Political Speech in the Workplace

The recent national attention following the fatal shooting of political commentator Charlie Kirk has intensified public debate about political expression, raising questions about what actions employers can take to mitigate reputational harm to their business based on the personal views shared by their employees in both workplace and non-workplace settings.

The line that stands between one’s personal politics and professional responsibilities has never been thinner. Employers may wish to remind their employees about the potential repercussions of making public political statements or sharing strong opinions online or in the workplace, particularly on social media. They should do so cautiously and carefully weigh workplace policies as well as organizational reputation against evolving legal protections.

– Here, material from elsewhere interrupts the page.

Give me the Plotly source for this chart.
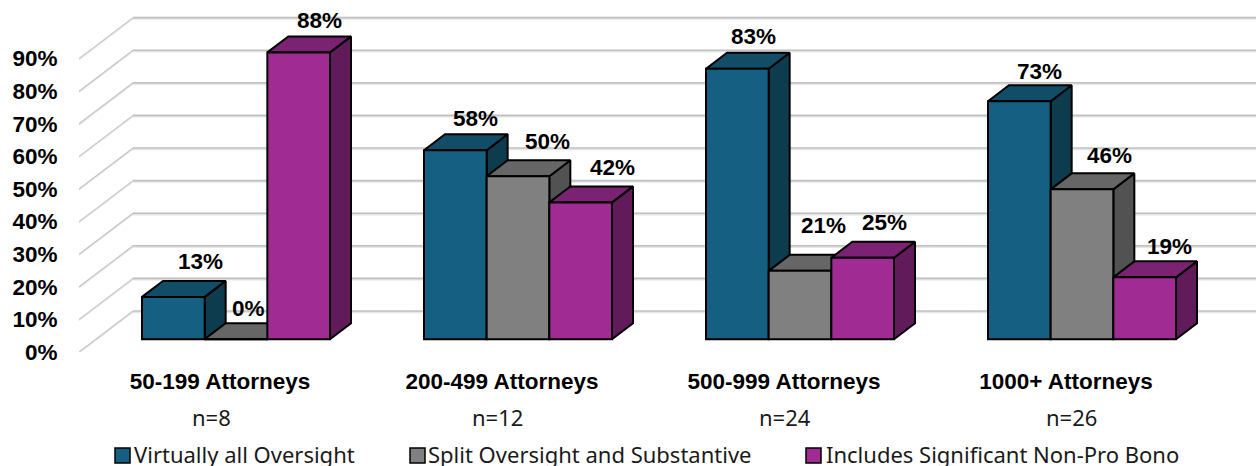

Protected Concerted Activity

While maintaining a respectful workplace is a legitimate goal, employers must balance that interest against employees’ rights. For private-sector employers, Section 7 of the National Labor Relations Act (NLRA) protects employees’ right to engage in “protected concerted activity,” meaning actions employees take together—or on behalf of their coworkers—to improve wages, hours, or other terms and conditions of employment.

This protection covers employees’ discussions about these topics, whether they occur in person or online. Tweets, posts, and workplace conversations tied to these topics often qualify for protection, even if they are critical of management or politically charged. Overreaching employer policies that chill such activity can lead to unfair labor practice charges.

The NLRA does not protect federal, state, and local government workers.

In an article in the September 16, 2025, edition of The Washington Post, the lead paragraph read as follows:

“The wave of companies and other institutions firing or suspending employees over what they’ve said in reaction to last week’s killing of conservative influencer Charlie Kirk has expanded in recent days, as some of his supporters in and outside the government amp up a push against speech they say crosses lines.”

Thus, the question that arises in the minds of both employees and employers related to the voluminous publicity surrounding the recent Kirk assassination is whether an employee’s social media post, which is deemed to be offensive, can justify the potential termination of such an employee. The short answer to this inquiry is that in the private sector, as opposed to the arena of public employment, where First Amendment protections may be applicable, employers have wide discretion to discipline and even fire employees for posts which are deemed to be unduly offensive, inflammatory, or violative of their cultural or internal policies.

Private employers would be well-advised in this incendiary political climate to analyze each situation based on the facts and circumstances of the post in question, and to evaluate whether such post is violative of its internal policies, is deemed to be overly inflammatory and/or offensive to a person(s), is disparaging or defamatory to the employer or its employees or customers, is damaging to the company’s reputation or cultivated image, or is deemed to be simply inconsistent with civilized and acceptable societal discourse.

In any situation where termination may be predicated upon a social media post and where uncertainty may exist regarding potential legal exposure and/or a looming public relations crisis, it is always advisable for the employer to consult with competent employment counsel and/or a public relations crisis expert.